There is a scene in the first installment of my novel, The Bachelor Scrolls, in which the protagonist asks a scholar of South Asian ancestry about the three debts a child is born with—as told by Hindu tradition. The scholar replies that the first is the debt he owes to the sages. In acknowledgment of an answer he already knew, the protagonist suggests that too many males in America “have failed to repay the Western equivalent of those debts.” I fear the same is true of the national response to the legacy of Malcolm X (aka, El-Hajj Malik El-Shabazz), the self-educated sage who played a leading role in establishing the conceptual foundations of racial justice and the Black Power Movement of the 1960s and 1970s. And that is a fear shared by at least one of Malcolm’s daughters.
In a Newsweek interview, Ilyasah Shabazz (featured in the clip below) confided that she was worried that her father “was being written out of history.” And although there has been some limited media coverage to mark the fiftieth anniversary of his assassination, it seems unbalanced in comparison to remembrances of Selma and the legacy of the now-immortal Dr. Martin Luther King. (One of America’s favorite public intellectuals, Melissa Harris-Perry, is a notable exception.) That prompts me to ask whether Americans—more specifically, African-Americans—still view El Hajj Malik El-Shabazz as relevant to the history of racial justice and black empowerment in this republic. Or, alternatively, do we think of him as some campy but fading holdover from a pre-Millennial generation like Shaft movie reruns, bell-bottom pants or the Afro hairstyle? That would be regrettable, but isn’t even the Afro making a comeback?
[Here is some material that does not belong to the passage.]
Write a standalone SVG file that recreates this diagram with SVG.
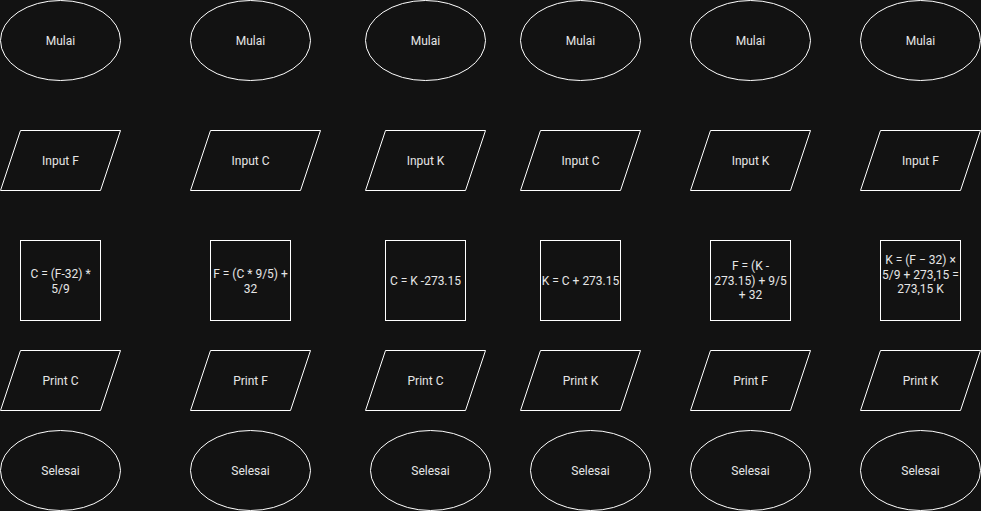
<svg xmlns="http://www.w3.org/2000/svg" width="981" height="511" viewBox="0 0 981 511">
<style>
.s{fill:none;stroke:#ffffff;stroke-width:1}
text{font-family:Roboto,"Liberation Sans",sans-serif;font-size:12px;fill:#e6e6e6;text-anchor:middle}
</style>
<rect x="0" y="0" width="981" height="511" fill="#121212"/>
<g id="connectors"/>
<!-- column 1 -->
<g id="c1-start"><ellipse class="s" cx="60.5" cy="40.5" rx="60" ry="40"/><text x="60.5" y="44.5">Mulai</text></g>
<g id="c1-input"><polygon class="s" points="20.5,130.5 120.5,130.5 100.5,190.5 0.5,190.5"/><text x="60.5" y="164.5">Input F</text></g>
<g id="c1-proc"><rect class="s" x="20.5" y="240.5" width="80" height="80"/><text x="60.5" y="277.5">C = (F-32) *</text><text x="60.5" y="293">5/9</text></g>
<g id="c1-print"><polygon class="s" points="20.5,350.5 120.5,350.5 100.5,410.5 0.5,410.5"/><text x="60.5" y="384.5">Print C</text></g>
<g id="c1-end"><ellipse class="s" cx="60.5" cy="470.5" rx="60" ry="40"/><text x="60.5" y="474.5">Selesai</text></g>
<!-- column 2 -->
<g id="c2-start"><ellipse class="s" cx="250.5" cy="40.5" rx="60" ry="40"/><text x="250.5" y="44.5">Mulai</text></g>
<g id="c2-input"><polygon class="s" points="210.5,130.5 320.5,130.5 300.5,190.5 190.5,190.5"/><text x="250.5" y="164.5">Input C</text></g>
<g id="c2-proc"><rect class="s" x="210.5" y="240.5" width="80" height="80"/><text x="250.5" y="277.5">F = (C * 9/5) +</text><text x="250.5" y="293">32</text></g>
<g id="c2-print"><polygon class="s" points="210.5,350.5 310.5,350.5 290.5,410.5 190.5,410.5"/><text x="250.5" y="384.5">Print F</text></g>
<g id="c2-end"><ellipse class="s" cx="250.5" cy="470.5" rx="60" ry="40"/><text x="250.5" y="474.5">Selesai</text></g>
<!-- column 3 -->
<g id="c3-start"><ellipse class="s" cx="425.5" cy="40.5" rx="60" ry="40"/><text x="425.5" y="44.5">Mulai</text></g>
<g id="c3-input"><polygon class="s" points="385.5,130.5 485.5,130.5 465.5,190.5 365.5,190.5"/><text x="425.5" y="164.5">Input K</text></g>
<g id="c3-proc"><rect class="s" x="385.5" y="240.5" width="80" height="80"/><text x="425.5" y="284.5">C = K -273.15</text></g>
<g id="c3-print"><polygon class="s" points="385.5,350.5 485.5,350.5 465.5,410.5 365.5,410.5"/><text x="425.5" y="384.5">Print C</text></g>
<g id="c3-end"><ellipse class="s" cx="430.5" cy="470.5" rx="60" ry="40"/><text x="430.5" y="474.5">Selesai</text></g>
<!-- column 4 -->
<g id="c4-start"><ellipse class="s" cx="580.5" cy="40.5" rx="60" ry="40"/><text x="580.5" y="44.5">Mulai</text></g>
<g id="c4-input"><polygon class="s" points="540.5,130.5 640.5,130.5 620.5,190.5 520.5,190.5"/><text x="580.5" y="164.5">Input C</text></g>
<g id="c4-proc"><rect class="s" x="540.5" y="240.5" width="80" height="80"/><text x="580.5" y="284.5">K = C + 273.15</text></g>
<g id="c4-print"><polygon class="s" points="540.5,350.5 640.5,350.5 620.5,410.5 520.5,410.5"/><text x="580.5" y="384.5">Print K</text></g>
<g id="c4-end"><ellipse class="s" cx="590.5" cy="470.5" rx="60" ry="40"/><text x="590.5" y="474.5">Selesai</text></g>
<!-- column 5 -->
<g id="c5-start"><ellipse class="s" cx="750.5" cy="40.5" rx="60" ry="40"/><text x="750.5" y="44.5">Mulai</text></g>
<g id="c5-input"><polygon class="s" points="710.5,130.5 810.5,130.5 790.5,190.5 690.5,190.5"/><text x="750.5" y="164.5">Input K</text></g>
<g id="c5-proc"><rect class="s" x="710.5" y="240.5" width="80" height="80"/><text x="750.5" y="270">F = (K -</text><text x="750.5" y="284.5">273.15) + 9/5</text><text x="750.5" y="299">+ 32</text></g>
<g id="c5-print"><polygon class="s" points="710.5,350.5 810.5,350.5 790.5,410.5 690.5,410.5"/><text x="750.5" y="384.5">Print F</text></g>
<g id="c5-end"><ellipse class="s" cx="750.5" cy="470.5" rx="60" ry="40"/><text x="750.5" y="474.5">Selesai</text></g>
<!-- column 6 -->
<g id="c6-start"><ellipse class="s" cx="920.5" cy="40.5" rx="60" ry="40"/><text x="920.5" y="44.5">Mulai</text></g>
<g id="c6-input"><polygon class="s" points="880.5,130.5 980.5,130.5 960.5,190.5 860.5,190.5"/><text x="920.5" y="164.5">Input F</text></g>
<g id="c6-proc"><rect class="s" x="880.5" y="240.5" width="80" height="80"/><text x="920.5" y="264">K = (F − 32) ×</text><text x="920.5" y="278.5">5/9 + 273,15 =</text><text x="920.5" y="293">273,15 K</text></g>
<g id="c6-print"><polygon class="s" points="880.5,350.5 980.5,350.5 960.5,410.5 860.5,410.5"/><text x="920.5" y="384.5">Print K</text></g>
<g id="c6-end"><ellipse class="s" cx="920.5" cy="470.5" rx="60" ry="40"/><text x="920.5" y="474.5">Selesai</text></g>
</svg>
If Malcolm X is being written out of history, it may be because the American culture has a checkered past in embracing its agents of progress—something akin to a national split personality disorder. FBI Director J. Edgar Hoover would conspire to destroy a determined Dr. King, yet an admiring nation would eventually grant MLK's memory a federal holiday. And Frederick Douglass didn’t have many advocates in a post-antebellum South, although today some southern Republicans may wish to invoke him as a symbol of party inclusiveness. They may accept Mr. Douglass’ audacity framed in the dream of racial equality; it may take another century for them to eventually respect Obama’s love of country and audacity of hope.
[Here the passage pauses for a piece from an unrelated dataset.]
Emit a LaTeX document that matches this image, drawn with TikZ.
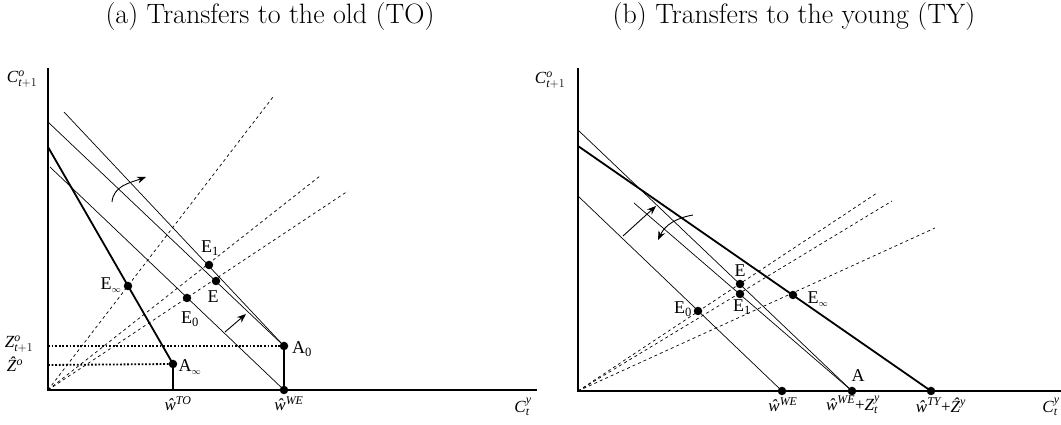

Malcolm, to the annoyance of condescending authorities, was also audacious; he rhetorically equipped himself to play the role of a prosecuting attorney against a negligent and indifferent republic, a career option he was discouraged from pursuing by a supremacist system of education. Indeed, Malcolm was audacious enough to expect that an underclass of second-class citizens of a democratic nation, a republic that guaranteed the right to bear arms, should also have the right to defend themselves from the ever-present threat of lynching, beatings, bombings, burnings and police brutality. But somewhere along the formation process of public opinion, that conviction was translated by an American media and sympathetic liberals who were not accustomed to black assertiveness, it was interpreted into a caricature as “militant” and “violent” and “radical.” You know, just like the British colonial powers must have reacted to Patrick Henry’s exhortation of “Give me liberty, or give me death!” (That was an analogy that Malcolm himself invoked.) The one difference I would suggest is that Malcolm’s brilliant rhetoric of the “ballot or the bullet” was less extremist than Patrick Henry’s posture. It also suggested a more optimistic belief in the possibilities of the democratic process under a system controlled by a dominant power. Nihilists and anarchists see no possibility of success in the quest for freedom; optimists and patriots see nothing but victory for those determined to embrace it. Nevertheless, it seems that Malcolm is still viewed—even in 2015—as some twentieth-century equivalent of the gladiator Spartacus, whose legend is of incited slave revolts against the power of ancient Rome. Malcolm X assuredly was a useful and evolving tactician in using hyperbole and threats as external sources of pressure for White House negotiations with civil rights leaders (a classic exercise of the good guy-bad guy stratagem), but I see nothing in his record that suggests he ever came close to inciting a revolt akin to the Spartacus legend. Even the Black Panther Party, which was influenced by his ideological constructs, never posed any real threat to the republic.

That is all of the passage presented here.